▶ [JOB]:
Locate every line in the records below that contains the word "this", and copy each one.

▶ [SOURCE RECORDS]:
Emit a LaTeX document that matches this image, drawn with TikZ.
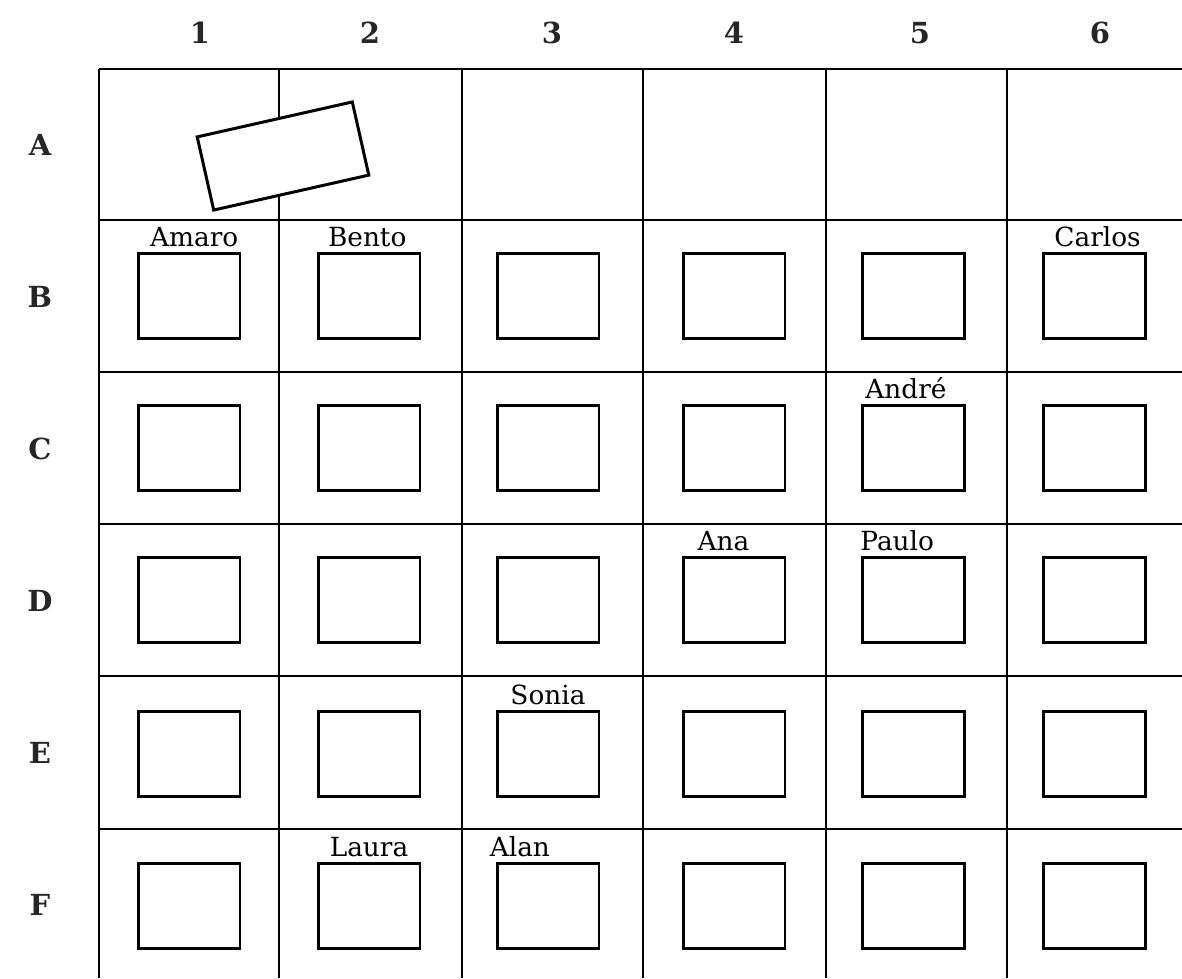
\documentclass[tikz,border=0pt]{standalone}
\usepackage{fontspec}
\setmainfont{DejaVu Serif}
\usetikzlibrary{positioning}

\begin{document}
\begin{tikzpicture}[x=0.02cm,y=-0.02cm,
        desk/.style={draw,line width=1.7pt,minimum width=2.04cm,minimum height=1.7cm,inner sep=0pt},
        student/.style={inner sep=0pt,font=\fontsize{15}{15}\selectfont},
        header/.style={font=\bfseries\fontsize{16.5}{16.5}\selectfont,text=black!85}]
        \useasboundingbox (0,0) rectangle (1182,978);

        % Grid
        \foreach \x in {99,279,462,643,826,1007}
            \draw[line width=1.1pt] (\x,69) -- (\x,978);
        \foreach \y in {69,220,372,524,676,829}
            \draw[line width=1.1pt] (99,\y) -- (1182,\y);

        % Column numbers and row letters
        \foreach \c/\x in {1/200,2/370,3/552,4/734,5/920,6/1100}
            \node[header] (col\c) at (\x,33) {\c};
        \foreach \r/\y in {A/145,B/297,C/449,D/601,E/753,F/905}
            \node[header] (row\r) at (40,\y) {\r};

        % Teacher's desk
        \node[draw,fill=white,line width=1.7pt,minimum width=3.18cm,minimum height=1.5cm,rotate=12.7] (mesa) at (283,156) {};

        % Desks
        \foreach \r/\y in {B/296,C/448,D/600,E/754,F/906}
            \foreach \c/\x in {1/189,2/369,3/548,4/734,5/913,6/1094}
                \node[desk] (\r\c) at (\x,\y) {};

        % Names
        \node[student,above=0.09cm of B1,xshift=3pt] (amaro) {Amaro};
        \node[student,above=0.09cm of B2,xshift=-1pt] (bento) {Bento};
        \node[student,above=0.09cm of B6,xshift=2pt] (carlos) {Carlos};
        \node[student,above=0.09cm of C5,xshift=-4pt] (andre) {André};
        \node[student,above=0.09cm of D4,xshift=-6pt] (ana) {Ana};
        \node[student,above=0.09cm of D5,xshift=-9pt] (paulo) {Paulo};
        \node[student,above=0.09cm of E3] (sonia) {Sonia};
        \node[student,above=0.09cm of F2] (laura) {Laura};
        \node[student,above=0.09cm of F3,xshift=-16pt] (alan) {Alan};
    \end{tikzpicture}
\end{document}
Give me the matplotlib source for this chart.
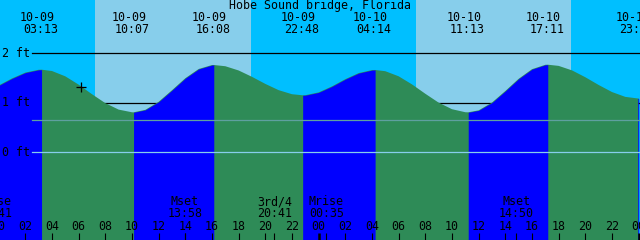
import numpy as np
import matplotlib
matplotlib.use("Agg")
import matplotlib.pyplot as plt
from matplotlib.transforms import blended_transform_factory

# ---------------- data ----------------
title = "Hobe Sound bridge, Florida"

# hourly tide heights (ft), hours counted from 10-09 00:00
hours = list(range(49))
heights = [1.348, 1.491, 1.609, 1.666, 1.641, 1.533, 1.365, 1.171, 0.990, 0.859,
           0.805, 0.854, 1.018, 1.252, 1.495, 1.682, 1.762, 1.738, 1.652, 1.523,
           1.380, 1.253, 1.171, 1.151, 1.208, 1.330, 1.476, 1.599, 1.660, 1.637,
           1.534, 1.370, 1.180, 1.000, 0.867, 0.806, 0.844, 1.002, 1.236, 1.484,
           1.678, 1.767, 1.745, 1.654, 1.515, 1.358, 1.215, 1.117, 1.086]

# tide events
tide_days = ["10-09", "10-09", "10-09", "10-09", "10-10", "10-10", "10-10", "10-10"]
tide_times = ["03:13", "10:07", "16:08", "22:48", "04:14", "11:13", "17:11", "23:56"]
tide_kinds = ["High", "Low", "High", "Low", "High", "Low", "High", "Low"]
tide_heights = [1.668, 0.804, 1.763, 1.149, 1.662, 0.804, 1.769, 1.085]

# sun (daylight bands)
sunrise_days = ["10-09", "10-10"]
sunrise_times = ["07:13", "07:18"]
sunset_days = ["10-09", "10-10"]
sunset_times = ["18:54", "18:56"]

# moon events
moon_labels = ["Mrise", "Mset", "3rd/4", "Mrise", "Mset"]
moon_days = ["10-08", "10-09", "10-09", "10-10", "10-10"]
moon_times = ["23:41", "13:58", "20:41", "00:35", "14:50"]

# current-time mark
now_day, now_time, now_height = "10-09", "06:10", 1.31

depth_levels = [2, 1, 0]
depth_labels = ["2 ft", "1 ft", "0 ft"]
msl_level = 0.642
hour_ticks = list(range(0, 49, 2))

# ---------------- helpers ----------------
day_offset = {"10-08": -24.0, "10-09": 0.0, "10-10": 24.0, "10-11": 48.0}


def to_hours(day, hm):
    h, m = hm.split(":")
    return day_offset[day] + int(h) + int(m) / 60.0


t0 = 0.1
x0, x1 = t0, t0 + 48.0
ybot, ytop = -1.783, 3.080

NIGHT = "#00BFFF"
DAY = "#87CEEB"
RISE = "#0000FF"
FALL = "#2E8B57"
FONT = dict(family="DejaVu Sans Mono", size=8.4, color="black")

fig = plt.figure(figsize=(6.4, 2.4), dpi=100)
ax = fig.add_axes([0, 0, 1, 1])
ax.set_xlim(x0, x1)
ax.set_ylim(ybot, ytop)
ax.axis("off")
bt = blended_transform_factory(ax.transData, ax.transAxes)
bt_y = blended_transform_factory(ax.transAxes, ax.transData)

# sky
ax.axvspan(x0 - 5, x1 + 5, color=NIGHT, lw=0, zorder=0)
for rd, rt, sd, st in zip(sunrise_days, sunrise_times, sunset_days, sunset_times):
    ax.axvspan(to_hours(rd, rt), to_hours(sd, st), color=DAY, lw=0, zorder=0.5)

# depth lines (behind tide)
for lev in depth_levels[:2]:
    ax.plot([32 / 640, 1], [lev, lev], transform=bt_y, color="black", lw=0.9, zorder=1)

# tide curve
ev_t = [to_hours(d, t) for d, t in zip(tide_days, tide_times)]
all_t = np.array(hours + ev_t, dtype=float)
all_h = np.array(heights + tide_heights, dtype=float)
order = np.argsort(all_t)
all_t, all_h = all_t[order], all_h[order]

ax.fill_between(all_t, ybot - 1, all_h, color=FALL, lw=0, zorder=2)
bounds = [-1e9] + ev_t + [1e9]
for i in range(len(bounds) - 1):
    a, b = bounds[i], bounds[i + 1]
    next_kind = tide_kinds[i] if i < len(tide_kinds) else ("High" if tide_kinds[-1] == "Low" else "Low")
    if next_kind == "High":
        m = (all_t >= a) & (all_t <= b)
        ax.fill_between(all_t[m], ybot - 1, all_h[m], color=RISE, lw=0, zorder=3)

# msl and datum lines (over tide)
ax.plot([32 / 640, 1], [msl_level, msl_level], transform=bt_y, color="#5FA0A0", lw=0.9, zorder=4)
ax.plot([32 / 640, 1], [0, 0], transform=bt_y, color="#87CEEB", lw=0.9, zorder=4)

# depth labels
for lev, lab in zip(depth_levels, depth_labels):
    ax.text(2 / 640, lev, lab, transform=bt_y, ha="left", va="center", zorder=6, **FONT)

# now mark
ax.plot([to_hours(now_day, now_time)], [now_height], marker="+", ms=7, mew=0.9,
        color="black", zorder=6)

# title
ax.text(0.5, 1 - 6 / 240, title, transform=ax.transAxes, ha="center", va="center", zorder=7, **FONT)

# tide event labels
for d, t, x in zip(tide_days, tide_times, ev_t):
    ax.annotate(d, xy=(x, 1 - 17.7 / 240), xycoords=bt, xytext=(-4.5, 0),
                textcoords="offset pixels", ha="center", va="center", zorder=7, **FONT)
    ax.annotate(t, xy=(x, 1 - 29.7 / 240), xycoords=bt, xytext=(-1, 0),
                textcoords="offset pixels", ha="center", va="center", zorder=7, **FONT)

# hour ticks
for h in hour_ticks:
    lw = 1.8 if h % 24 == 0 else 0.8
    ax.plot([h, h], [0, 7 / 240], transform=bt, color="black", lw=lw, zorder=6,
            solid_capstyle="butt")
    ax.text(h, 1 - 226 / 240, "%02d" % (h % 24), transform=bt, ha="center", va="center",
            zorder=7, **FONT)

# moon events
for lab, d, t in zip(moon_labels, moon_days, moon_times):
    x = to_hours(d, t)
    ax.plot([x, x], [0, 7 / 240], transform=bt, color="black", lw=0.8, zorder=6,
            solid_capstyle="butt")
    ax.text(x, 1 - 201.7 / 240, lab, transform=bt, ha="center", va="center", zorder=7, **FONT)
    ax.text(x, 1 - 213.3 / 240, t, transform=bt, ha="center", va="center", zorder=7, **FONT)

fig.savefig("out.png", dpi=100)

▶ [CORRECT RESPONSE]:
Emit a LaTeX document that matches this image, drawn with TikZ.
Give me the matplotlib source for this chart.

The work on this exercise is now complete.